Moel y Gest is a 263 m hill to the west of Porthmadog in North Wales. It is a very rocky hill with high topographic prominence because of the lower land that surrounds it on all sides, and qualifies as a Marilyn. The views from the top are far ranging and include the Llŷn Peninsula, the Rhinogydd, Moelwynion, Moel Hebog, and Snowdon.

==Ascent==
Moel y Gest can be climbed by approaching it from the south, starting from the unclassified road from Porthmadog to Black Rock Sands. This crosses pasture fields before reaching steeper slopes with gorse and bracken. There are a number of interconnecting paths on the slopes. The summit is rocky with rough grass and boulders, and there is a cairn and a path along the ridge. Other routes up the hill are available from the northeast, north and elsewhere but there seems to be no main path.

==Historic sites==
At the summit of Moel y Gest is a hillfort which shows some resemblance to the "nuclear forts" of the Early Middle Ages found in Scotland.
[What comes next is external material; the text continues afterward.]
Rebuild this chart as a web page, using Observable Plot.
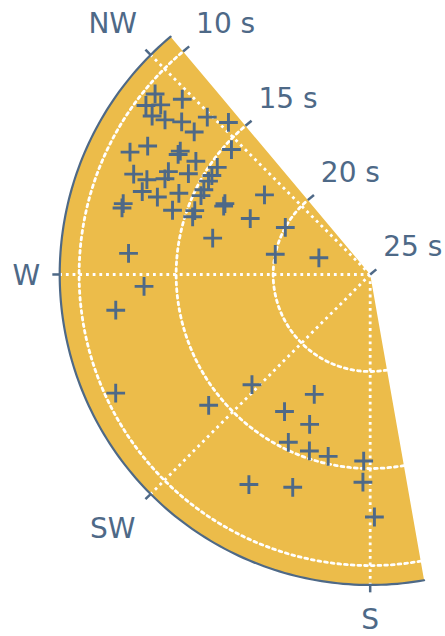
<!DOCTYPE html>
<html>
<head>
<meta charset="utf-8">
<script src="https://cdn.jsdelivr.net/npm/d3@7"></script>
<script src="https://cdn.jsdelivr.net/npm/@observablehq/plot@0.6"></script>
<style>
  html, body { margin: 0; padding: 0; background: #fff; }
</style>
</head>
<body>
<div id="chart"></div>
<script>
// Swell records: direction the waves come from (compass degrees) and peak period (seconds)
const direction = [310, 307, 309, 313, 306, 307, 309, 314, 317, 309, 297, 300, 303, 302, 312, 303,
  293, 293, 297, 295, 299, 305, 302, 300, 290, 290, 293, 297, 295, 286, 285, 288, 290, 288, 296,
  295, 295, 307, 283, 299, 282, 288, 275, 267, 262, 245, 231, 227, 205, 212, 202, 206, 199, 193,
  182, 210, 200, 182, 179];
const period = [10.53, 10.53, 11.11, 11.76, 11.11, 11.76, 12.5, 13.33, 14.29, 13.33, 11.11, 11.76,
  13.33, 13.33, 15.38, 14.29, 11.76, 12.5, 13.33, 13.33, 14.29, 15.38, 15.38, 15.38, 12.5, 13.33,
  14.29, 15.38, 15.38, 11.76, 11.76, 14.29, 15.38, 15.38, 16.67, 16.67, 18.18, 18.18, 16.67, 20,
  20, 22.22, 12.5, 13.33, 11.76, 10.53, 14.29, 16.67, 18.18, 16.67, 16.67, 15.38, 15.38, 15.38,
  15.38, 12.5, 13.33, 14.29, 12.5];

// Radial axis: period ticks (long periods at the centre)
const periodTicks = [10, 15, 20, 25];
const gridPeriods = [10, 15, 20];
// Angular axis: compass labels and their bearings
const compassLabels = ["S", "SW", "W", "NW"];
const compassAngles = [180, 225, 270, 315];
// Extent of the wedge
const sectorStart = 170, sectorEnd = 320;
const centerPeriod = 25, rimPeriod = 9;

const ink = "#4e6987";
const sand = "#ecbc4a";

// Polar coordinates on a north-pole azimuthal projection:
// bearing -> longitude, period -> distance from the pole
const degPerSecond = 5;
const lon = (az) => 180 - az;
const lat = (s) => 90 - (centerPeriod - s) * degPerSecond;

const arcBearings = d3.range(sectorStart, sectorEnd + 0.5, 1);
const rim = arcBearings.map((a) => [lon(a), lat(rimPeriod)]);
const sector = {type: "Polygon", coordinates: [[[0, 90], ...rim, [0, 90]]]};
const outline = {type: "MultiPoint", coordinates: [[0, 90], ...rim]};

const rings = gridPeriods.flatMap((s) => arcBearings.map((a) => ({s, lon: lon(a), lat: lat(s)})));

// short tick pointing out of the wedge's straight edge
const edgeAngle = (sectorEnd + 90) * Math.PI / 180;
const edgeTick = {
  draw(context) {
    const L = 8;
    context.moveTo(0, 0);
    context.lineTo(L * Math.sin(edgeAngle), -L * Math.cos(edgeAngle));
  }
};

const isCardinal = (d, i) => compassAngles[i] % 90 === 0;
const isDiagonal = (d, i) => compassAngles[i] % 90 !== 0;

const dotted = {stroke: "white", strokeWidth: 2.8, strokeDasharray: "2.8,3.9"};

const chart = Plot.plot({
  width: 445,
  height: 636,
  marginLeft: 59.2,
  marginRight: 21.4,
  marginTop: 36.1,
  marginBottom: 51.5,
  style: {fontFamily: "DejaVu Sans", fontSize: "28px", background: "#fff"},
  projection: {
    type: () => d3.geoAzimuthalEquidistant().rotate([0, -90]),
    domain: outline,
    clip: false
  },
  marks: [
    Plot.geo(sector, {fill: sand, stroke: "none"}),
    Plot.line(rings, {x: "lon", y: "lat", z: "s", ...dotted}),
    Plot.link(compassAngles, {
      x1: (a) => lon(a), y1: () => 90,
      x2: (a) => lon(a), y2: () => lat(rimPeriod),
      ...dotted
    }),
    Plot.line(rim, {x: (d) => d[0], y: (d) => d[1], stroke: ink, strokeWidth: 2.2}),
    Plot.link(compassAngles, {
      x1: (a) => lon(a), y1: () => lat(rimPeriod),
      x2: (a) => lon(a), y2: () => lat(rimPeriod - 0.38),
      stroke: ink, strokeWidth: 2.5
    }),
    Plot.dot(periodTicks, {x: () => lon(sectorEnd), y: (s) => lat(s), symbol: edgeTick, fill: "none", stroke: ink, strokeWidth: 2.5}),
    Plot.dot(direction, {
      x: (d) => lon(d),
      y: (d, i) => lat(period[i]),
      symbol: "plus", r: 6.1, stroke: ink, strokeWidth: 2.9
    }),
    Plot.text(periodTicks, {
      x: () => lon(sectorEnd), y: (s) => lat(s),
      text: (s) => `${s} s`, textAnchor: "start", dx: 13, dy: -27,
      fontSize: 28, fill: ink
    }),
    // compass labels: cardinals, then diagonals set a little further out
    Plot.text(compassLabels, {
      filter: isCardinal,
      x: (d, i) => lon(compassAngles[i]),
      y: () => lat(7.28),
      text: (d) => d, dy: 2,
      fontSize: 28, fill: ink
    }),
    Plot.text(compassLabels, {
      filter: isDiagonal,
      x: (d, i) => lon(compassAngles[i]),
      y: () => lat(6.6),
      text: (d) => d, dx: -5, dy: 2,
      fontSize: 28, fill: ink
    })
  ]
});

document.getElementById("chart").append(chart);
</script>
</body>
</html>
Like these, it has a "court" system with loops of wall and a "citadel". However the fort has several peculiarities which makes it difficult to understand. For most of its perimeter, the boundary defenses follow natural features to give it good defensive potential, but at the northwestern part, where the entrance lies, it is set back from the cliff making it vulnerable to an approaching enemy who would be invisible until close at hand. The perimeter wall contains a selectively large numbers of white, quartz stones, and it is possible the fort had a religious rather than military significance.

There is also the remains of a round hut on the northern flanks of the hill at an elevation of about 500 ft. This has an entrance on the southwestern side and a diameter of 12 ft, with walls 2.5 ft thick and 1 ft high.